### Provided data
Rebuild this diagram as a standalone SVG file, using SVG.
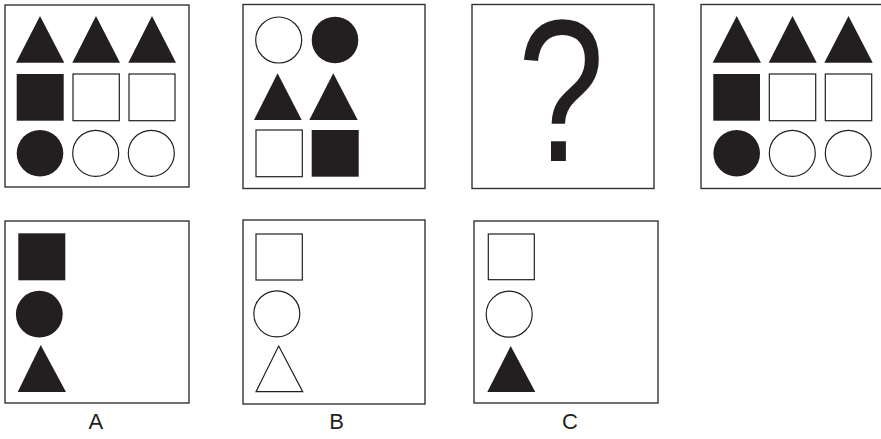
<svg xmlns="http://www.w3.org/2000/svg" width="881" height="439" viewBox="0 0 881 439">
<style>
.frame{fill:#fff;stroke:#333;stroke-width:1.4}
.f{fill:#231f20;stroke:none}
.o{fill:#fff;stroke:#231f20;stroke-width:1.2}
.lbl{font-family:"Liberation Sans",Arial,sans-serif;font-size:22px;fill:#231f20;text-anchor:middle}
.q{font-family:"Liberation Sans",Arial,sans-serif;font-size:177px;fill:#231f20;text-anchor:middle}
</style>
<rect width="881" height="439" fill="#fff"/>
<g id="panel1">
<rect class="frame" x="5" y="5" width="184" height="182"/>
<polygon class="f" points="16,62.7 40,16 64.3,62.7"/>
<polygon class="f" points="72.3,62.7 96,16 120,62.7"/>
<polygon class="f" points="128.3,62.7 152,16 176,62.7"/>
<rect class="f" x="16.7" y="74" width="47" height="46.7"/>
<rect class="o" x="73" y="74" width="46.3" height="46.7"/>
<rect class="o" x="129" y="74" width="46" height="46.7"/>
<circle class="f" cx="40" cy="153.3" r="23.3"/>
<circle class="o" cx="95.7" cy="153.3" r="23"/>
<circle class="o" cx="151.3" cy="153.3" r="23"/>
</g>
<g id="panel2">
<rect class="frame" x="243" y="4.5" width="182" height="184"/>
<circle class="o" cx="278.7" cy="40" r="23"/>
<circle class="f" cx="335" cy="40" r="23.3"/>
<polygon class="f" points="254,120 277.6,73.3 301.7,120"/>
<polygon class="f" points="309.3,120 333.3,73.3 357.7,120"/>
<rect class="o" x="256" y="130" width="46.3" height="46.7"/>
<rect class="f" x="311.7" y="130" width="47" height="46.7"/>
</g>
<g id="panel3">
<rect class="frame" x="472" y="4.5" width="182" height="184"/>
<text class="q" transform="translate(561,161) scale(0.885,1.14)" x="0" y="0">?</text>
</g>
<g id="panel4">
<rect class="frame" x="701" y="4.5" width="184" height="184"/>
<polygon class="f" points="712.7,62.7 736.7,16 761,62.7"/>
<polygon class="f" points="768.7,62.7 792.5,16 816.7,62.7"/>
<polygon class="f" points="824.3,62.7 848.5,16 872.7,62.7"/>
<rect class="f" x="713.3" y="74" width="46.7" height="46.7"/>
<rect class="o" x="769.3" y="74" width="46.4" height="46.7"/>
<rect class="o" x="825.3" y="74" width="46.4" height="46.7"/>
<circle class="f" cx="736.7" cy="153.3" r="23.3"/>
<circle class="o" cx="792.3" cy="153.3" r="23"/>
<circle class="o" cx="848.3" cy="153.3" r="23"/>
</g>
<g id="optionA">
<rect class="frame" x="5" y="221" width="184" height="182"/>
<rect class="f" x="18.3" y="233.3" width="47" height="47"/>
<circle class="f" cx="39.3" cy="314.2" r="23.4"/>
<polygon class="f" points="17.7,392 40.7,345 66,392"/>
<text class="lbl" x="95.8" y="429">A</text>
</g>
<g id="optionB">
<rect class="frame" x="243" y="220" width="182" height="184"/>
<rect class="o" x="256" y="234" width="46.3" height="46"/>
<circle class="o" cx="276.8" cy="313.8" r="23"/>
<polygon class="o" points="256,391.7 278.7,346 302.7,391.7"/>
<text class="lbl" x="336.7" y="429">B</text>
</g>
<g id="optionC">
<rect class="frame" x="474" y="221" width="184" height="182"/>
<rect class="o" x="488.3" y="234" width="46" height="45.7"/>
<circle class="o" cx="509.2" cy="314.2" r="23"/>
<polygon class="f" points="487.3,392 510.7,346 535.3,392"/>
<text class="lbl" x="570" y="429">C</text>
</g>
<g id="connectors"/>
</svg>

### Your goal
Write the full listing out again with every line unchanged, but include no pictures.

### Right answer
Rebuild this diagram as a standalone SVG file, using SVG.
<svg xmlns="http://www.w3.org/2000/svg" width="881" height="439" viewBox="0 0 881 439">
<style>
.frame{fill:#fff;stroke:#333;stroke-width:1.4}
.f{fill:#231f20;stroke:none}
.o{fill:#fff;stroke:#231f20;stroke-width:1.2}
.lbl{font-family:"Liberation Sans",Arial,sans-serif;font-size:22px;fill:#231f20;text-anchor:middle}
.q{font-family:"Liberation Sans",Arial,sans-serif;font-size:177px;fill:#231f20;text-anchor:middle}
</style>
<rect width="881" height="439" fill="#fff"/>
<g id="panel1">
<rect class="frame" x="5" y="5" width="184" height="182"/>
<polygon class="f" points="16,62.7 40,16 64.3,62.7"/>
<polygon class="f" points="72.3,62.7 96,16 120,62.7"/>
<polygon class="f" points="128.3,62.7 152,16 176,62.7"/>
<rect class="f" x="16.7" y="74" width="47" height="46.7"/>
<rect class="o" x="73" y="74" width="46.3" height="46.7"/>
<rect class="o" x="129" y="74" width="46" height="46.7"/>
<circle class="f" cx="40" cy="153.3" r="23.3"/>
<circle class="o" cx="95.7" cy="153.3" r="23"/>
<circle class="o" cx="151.3" cy="153.3" r="23"/>
</g>
<g id="panel2">
<rect class="frame" x="243" y="4.5" width="182" height="184"/>
<circle class="o" cx="278.7" cy="40" r="23"/>
<circle class="f" cx="335" cy="40" r="23.3"/>
<polygon class="f" points="254,120 277.6,73.3 301.7,120"/>
<polygon class="f" points="309.3,120 333.3,73.3 357.7,120"/>
<rect class="o" x="256" y="130" width="46.3" height="46.7"/>
<rect class="f" x="311.7" y="130" width="47" height="46.7"/>
</g>
<g id="panel3">
<rect class="frame" x="472" y="4.5" width="182" height="184"/>
<text class="q" transform="translate(561,161) scale(0.885,1.14)" x="0" y="0">?</text>
</g>
<g id="panel4">
<rect class="frame" x="701" y="4.5" width="184" height="184"/>
<polygon class="f" points="712.7,62.7 736.7,16 761,62.7"/>
<polygon class="f" points="768.7,62.7 792.5,16 816.7,62.7"/>
<polygon class="f" points="824.3,62.7 848.5,16 872.7,62.7"/>
<rect class="f" x="713.3" y="74" width="46.7" height="46.7"/>
<rect class="o" x="769.3" y="74" width="46.4" height="46.7"/>
<rect class="o" x="825.3" y="74" width="46.4" height="46.7"/>
<circle class="f" cx="736.7" cy="153.3" r="23.3"/>
<circle class="o" cx="792.3" cy="153.3" r="23"/>
<circle class="o" cx="848.3" cy="153.3" r="23"/>
</g>
<g id="optionA">
<rect class="frame" x="5" y="221" width="184" height="182"/>
<rect class="f" x="18.3" y="233.3" width="47" height="47"/>
<circle class="f" cx="39.3" cy="314.2" r="23.4"/>
<polygon class="f" points="17.7,392 40.7,345 66,392"/>
<text class="lbl" x="95.8" y="429">A</text>
</g>
<g id="optionB">
<rect class="frame" x="243" y="220" width="182" height="184"/>
<rect class="o" x="256" y="234" width="46.3" height="46"/>
<circle class="o" cx="276.8" cy="313.8" r="23"/>
<polygon class="o" points="256,391.7 278.7,346 302.7,391.7"/>
<text class="lbl" x="336.7" y="429">B</text>
</g>
<g id="optionC">
<rect class="frame" x="474" y="221" width="184" height="182"/>
<rect class="o" x="488.3" y="234" width="46" height="45.7"/>
<circle class="o" cx="509.2" cy="314.2" r="23"/>
<polygon class="f" points="487.3,392 510.7,346 535.3,392"/>
<text class="lbl" x="570" y="429">C</text>
</g>
<g id="connectors"/>
</svg>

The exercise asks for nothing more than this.